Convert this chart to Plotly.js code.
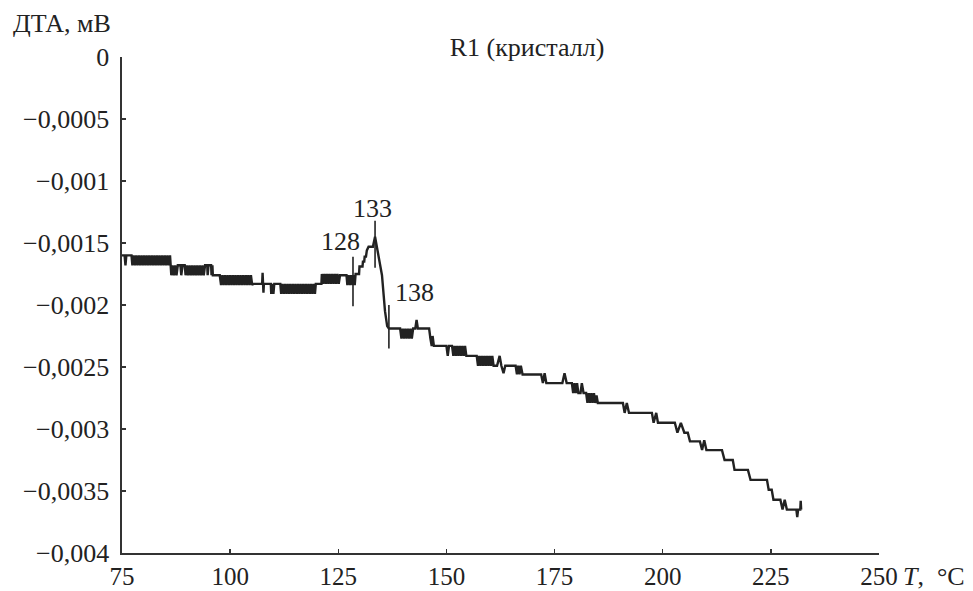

.....

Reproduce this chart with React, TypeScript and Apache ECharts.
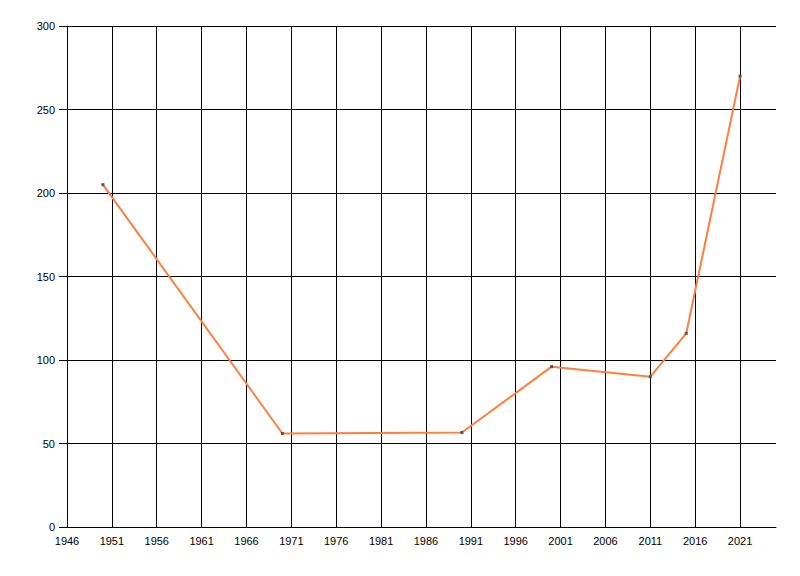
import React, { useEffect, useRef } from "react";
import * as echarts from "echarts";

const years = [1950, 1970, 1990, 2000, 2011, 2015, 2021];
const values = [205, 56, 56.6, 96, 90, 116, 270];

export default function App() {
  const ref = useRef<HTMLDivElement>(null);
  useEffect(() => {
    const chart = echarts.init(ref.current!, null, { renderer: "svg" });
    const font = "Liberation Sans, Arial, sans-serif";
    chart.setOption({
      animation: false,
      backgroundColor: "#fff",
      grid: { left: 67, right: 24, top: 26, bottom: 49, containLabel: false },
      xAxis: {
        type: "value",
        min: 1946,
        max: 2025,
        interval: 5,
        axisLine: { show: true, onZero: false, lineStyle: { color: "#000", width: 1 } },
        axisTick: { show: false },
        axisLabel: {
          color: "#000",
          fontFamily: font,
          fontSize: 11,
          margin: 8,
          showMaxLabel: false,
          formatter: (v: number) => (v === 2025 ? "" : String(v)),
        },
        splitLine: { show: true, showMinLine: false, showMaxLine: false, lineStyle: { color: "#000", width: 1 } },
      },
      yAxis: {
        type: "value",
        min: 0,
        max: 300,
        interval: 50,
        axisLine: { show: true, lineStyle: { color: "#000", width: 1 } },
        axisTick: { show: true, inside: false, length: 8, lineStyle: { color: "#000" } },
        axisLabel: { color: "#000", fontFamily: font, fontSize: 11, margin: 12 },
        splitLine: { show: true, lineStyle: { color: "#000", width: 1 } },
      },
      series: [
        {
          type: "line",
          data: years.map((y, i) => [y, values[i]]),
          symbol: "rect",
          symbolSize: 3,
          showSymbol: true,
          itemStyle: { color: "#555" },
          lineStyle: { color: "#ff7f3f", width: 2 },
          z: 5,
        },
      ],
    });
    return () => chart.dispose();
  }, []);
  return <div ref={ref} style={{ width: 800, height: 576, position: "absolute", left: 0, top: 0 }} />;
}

.....

» EXERCISE BRIEF
Pick out each line in the material containing "this".

» ANSWER BELOW
Convert this chart to Plotly.js code.
Reproduce this chart with React, TypeScript and Apache ECharts.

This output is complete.